How Two American Economists Proved Corruption Is Incurable In Ghana

The degraded and abused Ghanaian flag

The degraded and abused Ghanaian flag

Many people are worried about societal problems, including corruption and violence, which have taken over many African countries. 

There is corruption everywhere, and it has been acknowledged that law enforcement officers, courts and parliamentarians are the most corrupt branches of governments.

Micah chapter7, verse 3, reveals: “Their hands are turned to do evil; the chief demands gifts, and the judge for bribes, and the grandees express the evil desires of his soul and pervert the matter ”

Since ancient times, power and corruption have been inseparable and parallel evolution of the state has evolved corruption.

In 2010, Ghana began to transfer government officials to a new wage scheme. Most of the reform was won by the police, whose salaries doubled overnight. It was assumed that this will lead to the fact that they will stop extorting money from drivers on the roads.

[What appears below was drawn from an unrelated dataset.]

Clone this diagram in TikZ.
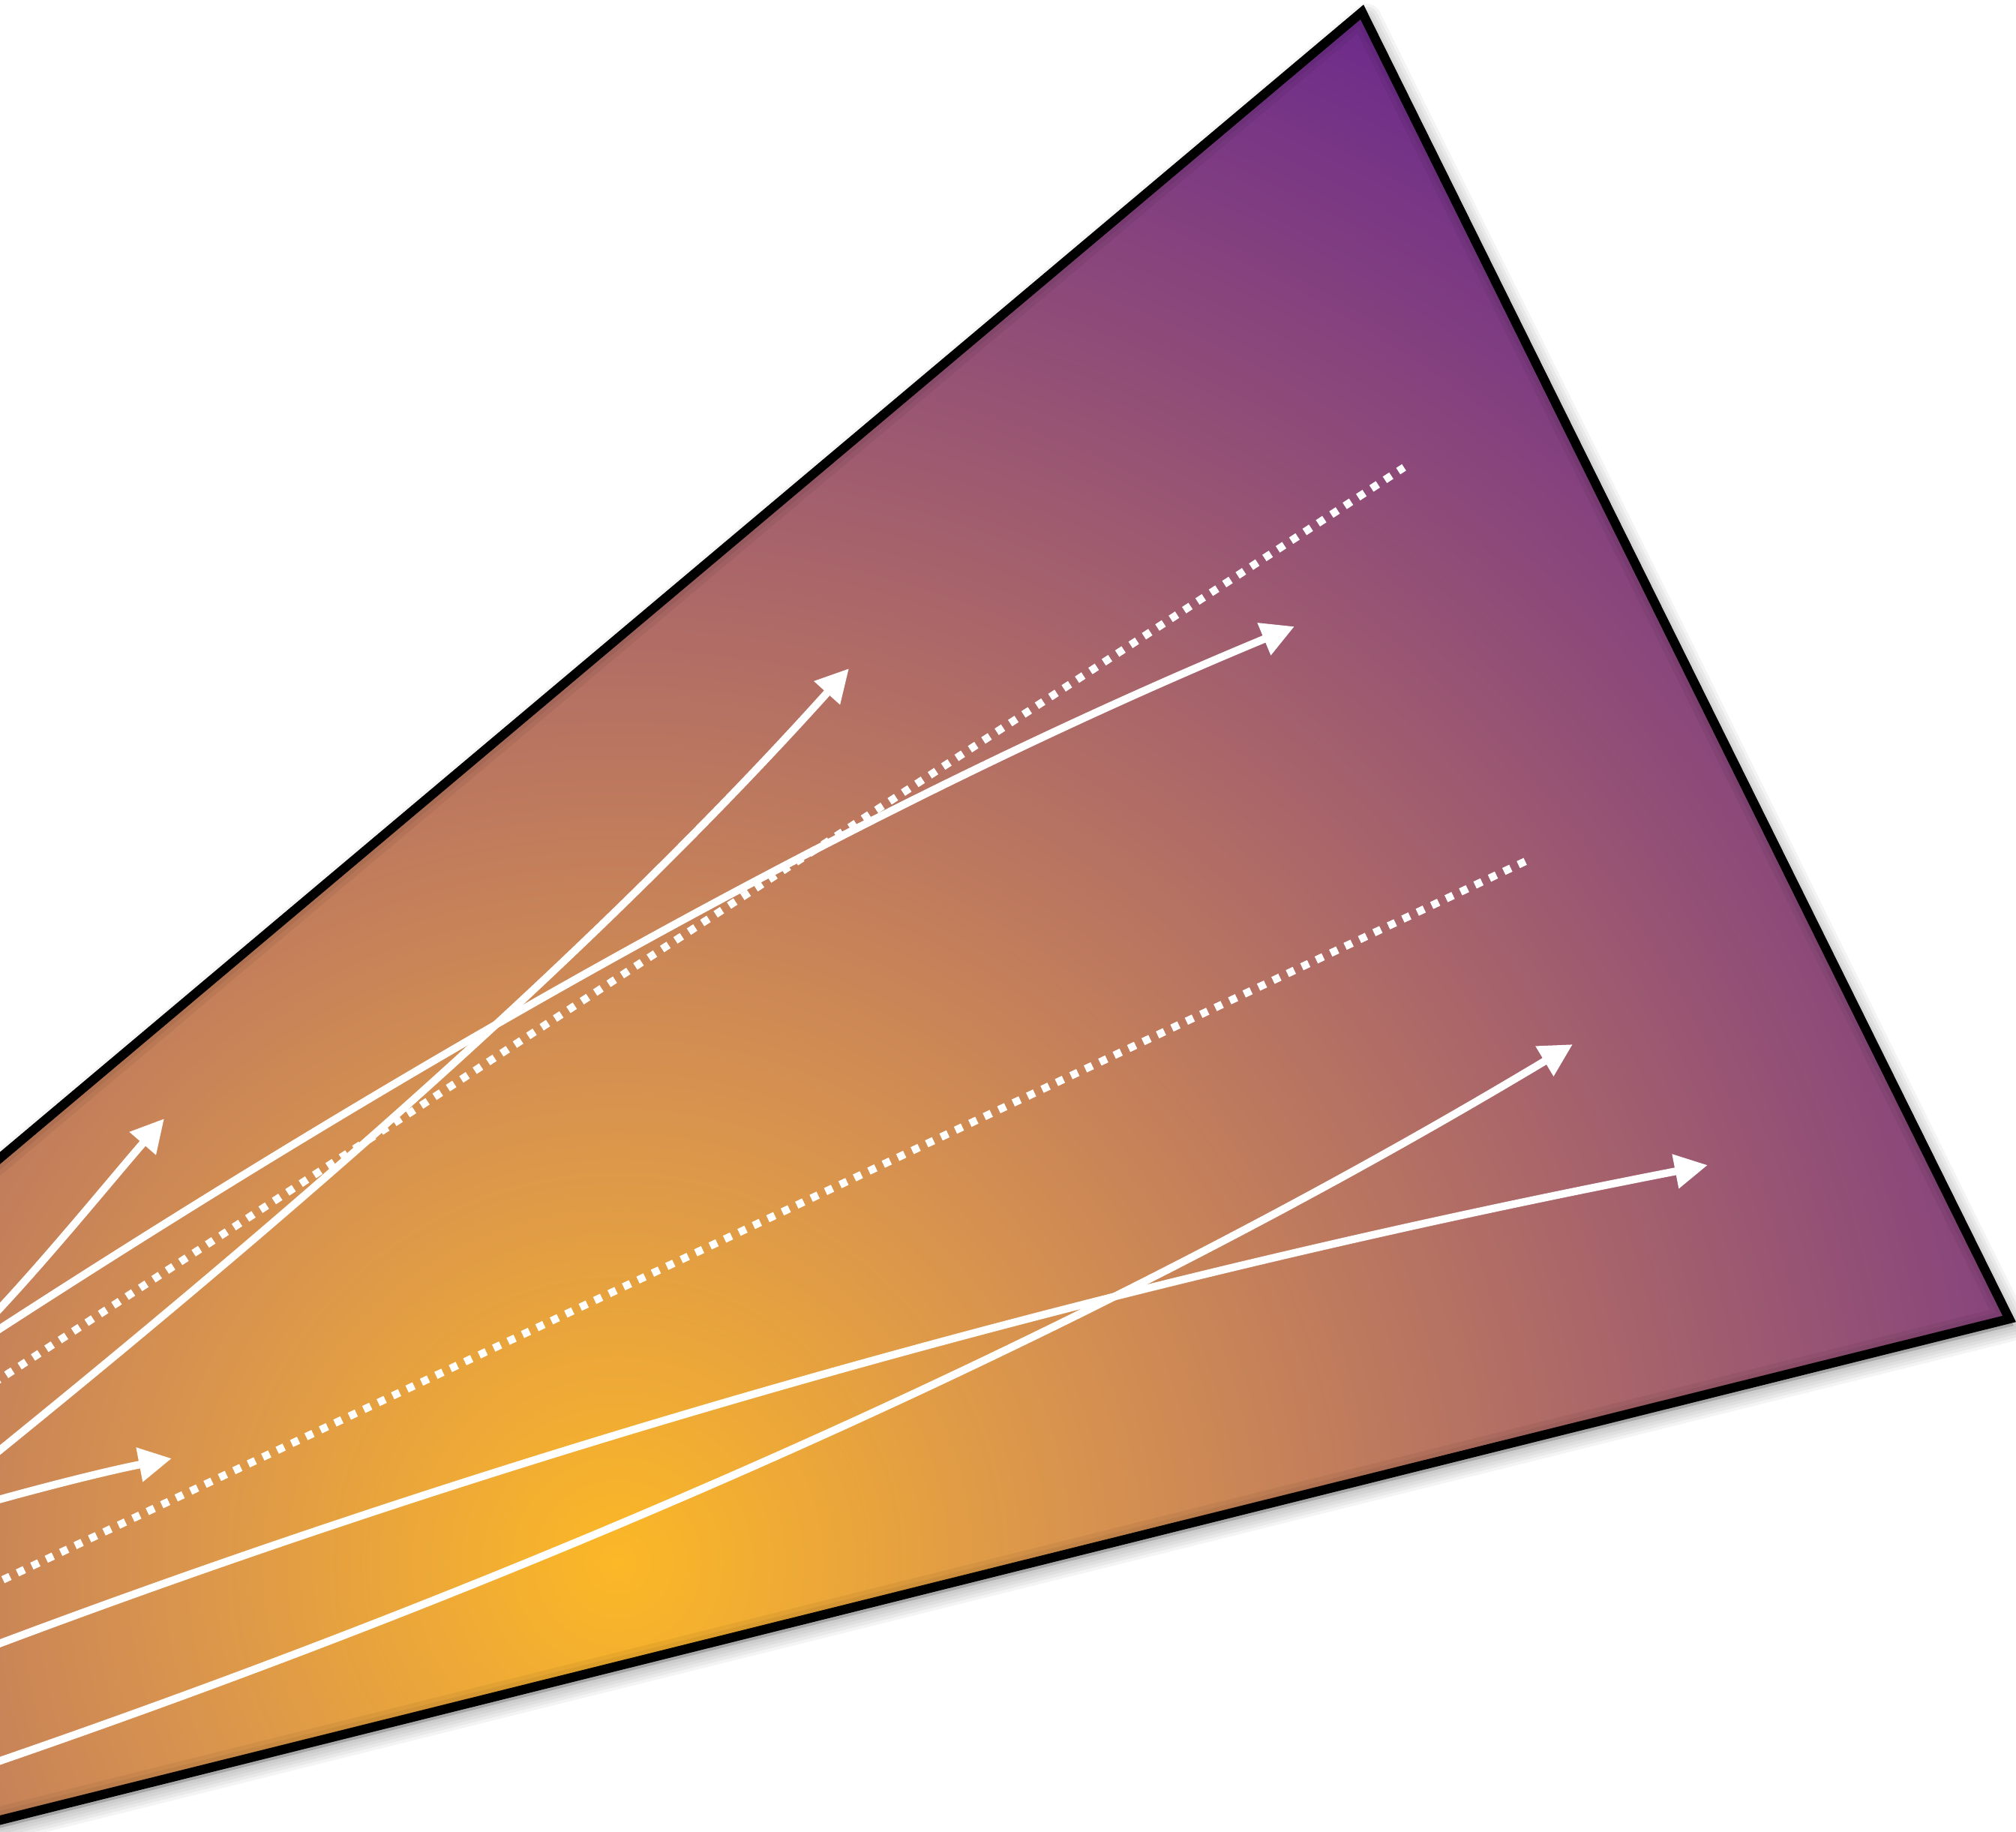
\documentclass[tikz,border=0pt]{standalone}
\usetikzlibrary{arrows.meta}
\definecolor{glowyellow}{RGB}{252,184,38}
\definecolor{gloworange}{RGB}{217,148,78}
\definecolor{glowpurple}{RGB}{108,42,140}
\pgfdeclareradialshading{glow}{\pgfpointorigin}{color(0bp)=(glowyellow); color(6.5bp)=(gloworange); color(25bp)=(glowpurple); color(50bp)=(glowpurple)}
\newcommand\myframe[1]{\path[#1] (1816,16) -- (2679,1758) -- (-300,2501) -- (-300,1796) -- cycle;}
\begin{document}
\begin{tikzpicture}[x=0.01cm, y=-0.01cm,
  frame/.style={draw=black, line width=3.5pt, line join=miter},
  ray/.style={draw=white, line width=2.9pt, -{Triangle[length=12.5pt,width=12.5pt]}},
  dotray/.style={draw=white, line width=2.9pt, dash pattern=on 2.9pt off 3.15pt}]
\useasboundingbox (0,0) rectangle (2688,2441);
\clip (0,0) rectangle (2688,2441);
% drop shadow
\begin{scope}[shift={(6,9)}]
  \myframe{fill=black, fill opacity=0.18}
  \foreach \w in {8,16,24,32,40} {\myframe{draw=black, draw opacity=0.045, line width=\w*0.2845pt, line join=round}}
\end{scope}
% gradient body
\begin{scope}
  \myframe{clip}
  \shade[shading=glow] (-1477,-217) rectangle (3123,4383);
  \foreach \w in {12,24,36} {\myframe{draw=black, draw opacity=0.05, line width=\w*0.2845pt}}
\end{scope}
\myframe{frame}
% ray end points
\coordinate (a0) at (-20,1784);   \coordinate (a1) at (1726,835);
\coordinate (b0) at (-20,1949);   \coordinate (b1) at (1132,891);
\coordinate (c0) at (-20,1765);   \coordinate (c1) at (219,1491);
\coordinate (d0) at (-20,2004);   \coordinate (d1) at (229,1944);
\coordinate (e0) at (-20,2354);   \coordinate (e1) at (2097,1392);
\coordinate (f0) at (-20,2198);   \coordinate (f1) at (2277,1553);
\coordinate (g0) at (-20,1851);   \coordinate (g1) at (1872,623);
\coordinate (h0) at (-20,2117);   \coordinate (h1) at (2034,1148);
% dotted rays
\draw[dotray, dash phase=2.5pt] (g0) -- (g1);
\draw[dotray, dash phase=4.55pt] (h0) -- (h1);
% arrows
\draw[ray] (a0) .. controls (530,1427) and (1121,1086) .. (a1);
\draw[ray] (b0) .. controls (379,1626) and (789,1272) .. (b1);
\draw[ray] (c0) .. controls (56,1686) and (147,1574) .. (c1);
\draw[ray] (d0) .. controls (62,1981) and (146,1960) .. (d1);
\draw[ray] (e0) .. controls (720,2100) and (1450,1780) .. (e1);
\draw[ray] (f0) .. controls (717,1920) and (1503,1703) .. (f1);
\end{tikzpicture}
\end{document}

The fact that the situation in this area is appalling was eloquently shown by the results of a survey conducted by the international organization Transparency International: 91% of Ghanaians believed that the police and politicians are corrupt.

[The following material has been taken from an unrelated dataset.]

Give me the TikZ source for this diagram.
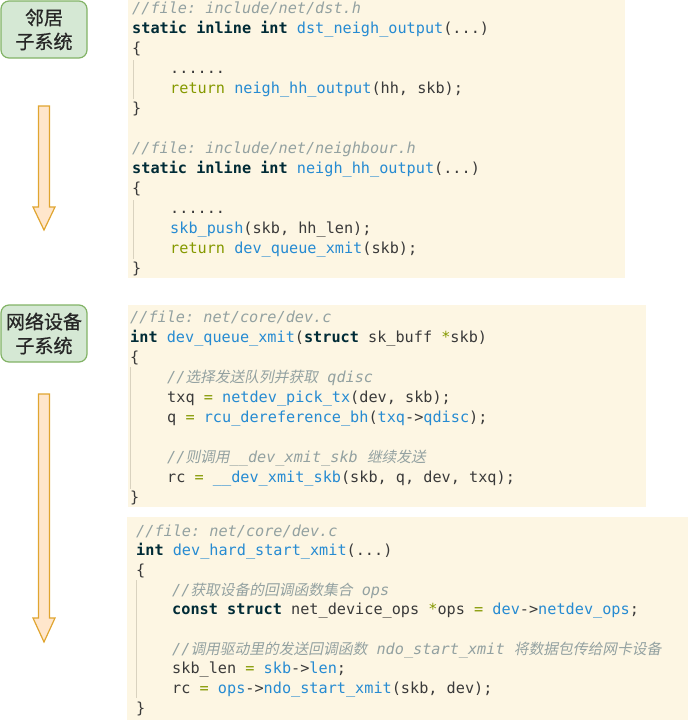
\documentclass[tikz,border=0pt]{standalone}
\usepackage{fontspec}
\setmonofont{DejaVu Sans Mono}
\newfontfamily\cjk[FakeBold=0.8]{Noto Sans CJK SC}
\newfontfamily\cjkit[FakeSlant=0.2,Scale=0.97]{Noto Sans CJK SC}
\usetikzlibrary{positioning}
\definecolor{codebg}{HTML}{FDF6E3}
\definecolor{txt}{HTML}{3A3A3A}
\definecolor{kwc}{HTML}{002B36}
\definecolor{fnc}{HTML}{268BD2}
\definecolor{grc}{HTML}{859900}
\definecolor{cmc}{HTML}{93A1A1}
\definecolor{guidec}{HTML}{D9D2BF}
\definecolor{sysfill}{HTML}{D5E8D4}
\definecolor{sysline}{HTML}{82B366}
\definecolor{flowfill}{HTML}{FFE6CC}
\definecolor{flowline}{HTML}{E0A530}
\newcommand\kwd[1]{{\bfseries\color{kwc}#1}}
\newcommand\fnc[1]{{\color{fnc}#1}}
\newcommand\grn[1]{{\color{grc}#1}}
\newcommand\cmt[1]{{\itshape\color{cmc}#1}}
\newcommand\zh[1]{{\cjkit #1}}

\begin{document}
\begin{tikzpicture}[x=1pt, y=-1pt,
    code/.style = {anchor=base west, inner sep=0pt, text=txt,
                   font=\ttfamily\fontsize{15.2}{18}\selectfont},
    sysbox/.style = {draw=sysline, fill=sysfill, line width=1.2pt,
                     rounded corners=8pt, minimum width=86pt, minimum height=57pt,
                     align=center, text=black!85, font=\cjk\fontsize{19}{24}\selectfont},
    flow/.style = {draw=flowline, fill=flowfill, line width=1.2pt},
    guide/.style = {draw=guidec, line width=1pt}]
\useasboundingbox (0,0) rectangle (690,720);
% code backgrounds
\fill[codebg] (128,0) rectangle (625,278);
\fill[codebg] (128,305) rectangle (646,507);
\fill[codebg] (127,517) rectangle (688,720);
\draw[guide] (133,60) -- (133,99);
\draw[guide] (133,200) -- (133,259);
\draw[guide] (130,367) -- (130,489);
\draw[guide] (136,580) -- (136,698);
% subsystems
\node[sysbox] (nbr) at (44,29.5) {邻居\\子系统};
\node[sysbox] (ndev) at (44,333.5) {网络设备\\子系统};
\draw[flow] (38.5,106) -- (49.5,106) -- (49.5,207) -- (55,207) -- (44,230)
    -- (33,207) -- (38.5,207) -- cycle;
\draw[flow] (38.5,394) -- (49.5,394) -- (49.5,618) -- (55,618) -- (44,642)
    -- (33,618) -- (38.5,618) -- cycle;
% dst.h
\node[code] (d1) at (132,13) {\cmt{//file: include/net/dst.h}};
\node[code] (d2) at (132,33) {\kwd{static inline int} \fnc{dst\_neigh\_output}(...)};
\node[code] (d3) at (132,53) {\{};
\node[code] (d4) at (170,73) {......};
\node[code] (d5) at (170,93) {\grn{return} \fnc{neigh\_hh\_output}(hh, skb);};
\node[code] (d6) at (132,113) {\}};
% neighbour.h
\node[code] (h1) at (132,153) {\cmt{//file: include/net/neighbour.h}};
\node[code] (h2) at (132,173) {\kwd{static inline int} \fnc{neigh\_hh\_output}(...)};
\node[code] (h3) at (132,193) {\{};
\node[code] (h4) at (170,213) {......};
\node[code] (h5) at (170,233) {\fnc{skb\_push}(skb, hh\_len);};
\node[code] (h6) at (170,253) {\grn{return} \fnc{dev\_queue\_xmit}(skb);};
\node[code] (h7) at (132,273) {\}};
% dev_queue_xmit
\node[code] (q1) at (130,322) {\cmt{//file: net/core/dev.c}};
\node[code] (q2) at (130,342) {\kwd{int} \fnc{dev\_queue\_xmit}(\kwd{struct} sk\_buff \grn{*}skb)};
\node[code] (q3) at (130,362) {\{};
\node[code] (q4) at (167,382) {\cmt{//\zh{选择发送队列并获取} qdisc}};
\node[code] (q5) at (167,402) {txq \grn{=} \fnc{netdev\_pick\_tx}(dev, skb);};
\node[code] (q6) at (167,422) {q \grn{=} \fnc{rcu\_dereference\_bh}(\fnc{txq}->\fnc{qdisc});};
\node[code] (q7) at (167,462) {\cmt{//\zh{则调用}\_\_dev\_xmit\_skb \zh{继续发送}}};
\node[code] (q8) at (167,482) {rc \grn{=} \fnc{\_\_dev\_xmit\_skb}(skb, q, dev, txq);};
\node[code] (q9) at (130,502) {\}};
% dev_hard_start_xmit
\node[code] (s1) at (136,536) {\cmt{//file: net/core/dev.c}};
\node[code] (s2) at (136,555.7) {\kwd{int} \fnc{dev\_hard\_start\_xmit}(...)};
\node[code] (s3) at (136,575.4) {\{};
\node[code] (s4) at (172,595) {\cmt{//\zh{获取设备的回调函数集合} ops}};
\node[code] (s5) at (172,614.8) {\kwd{const struct} net\_device\_ops \grn{*}ops \grn{=} \fnc{dev}->\fnc{netdev\_ops};};
\node[code] (s6) at (172,654) {\cmt{//\zh{调用驱动里的发送回调函数} ndo\_start\_xmit \zh{将数据包传给网卡设备}}};
\node[code] (s7) at (172,673.7) {skb\_len \grn{=} \fnc{skb}->\fnc{len};};
\node[code] (s8) at (172,693.4) {rc \grn{=} \fnc{ops}->\fnc{ndo\_start\_xmit}(skb, dev);};
\node[code] (s9) at (136,713) {\}};
\end{tikzpicture}
\end{document}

Shortly after the innovation, a large-scale survey of truckers using the roads of Ghana and neighboring Burkina Faso was conducted.

Drivers, who have documents in order, were asked to record how often they were stopped and how much money they had to give as a bribe to police and customs officers during a trip, writes The British Economist.

Two American economists, Jeremy Foltz, and Kweku Opoku-Agyemang analyzed data. The main conclusion was that the police of Ghana became more corrupt after the salary increase both in absolute terms and in comparison with the police of Burkina Faso and the Ghanaian customs officers.

The Ghana police increased the number of checkpoints on the roads and began to detain trucks for unreasonable reasons for a longer time. A driver was stopped 16 times while he was driving through Ghana and money taken.

If people are underpaid, they take bribes in order to make up the difference between real and imaginary income levels. For example, 10 years ago, British deputies faked accountability for their expenses, because they earned less than other people with the same qualifications.

Among the main reasons why the Ghanaian police, despite the wage increase, continued to take bribes, according to Foltz and Opoku-Agyemang, due to corruption and greediness.

Another possible explanation was, salary increases increased their sense of value, and as a result, they began to demand more money. Since the risk of being caught in Ghana is small, it is impossible in this case to apply the normal calculation of risk and reward.

Perhaps a combination of higher wages, skillful political leadership, and harsh punishment could stop corruption. This formula, for example, worked in Singapore but a high salary is certainly not enough.

Contrary to human nature, the increment of salary can never stop corruption because the greed of man has no limit.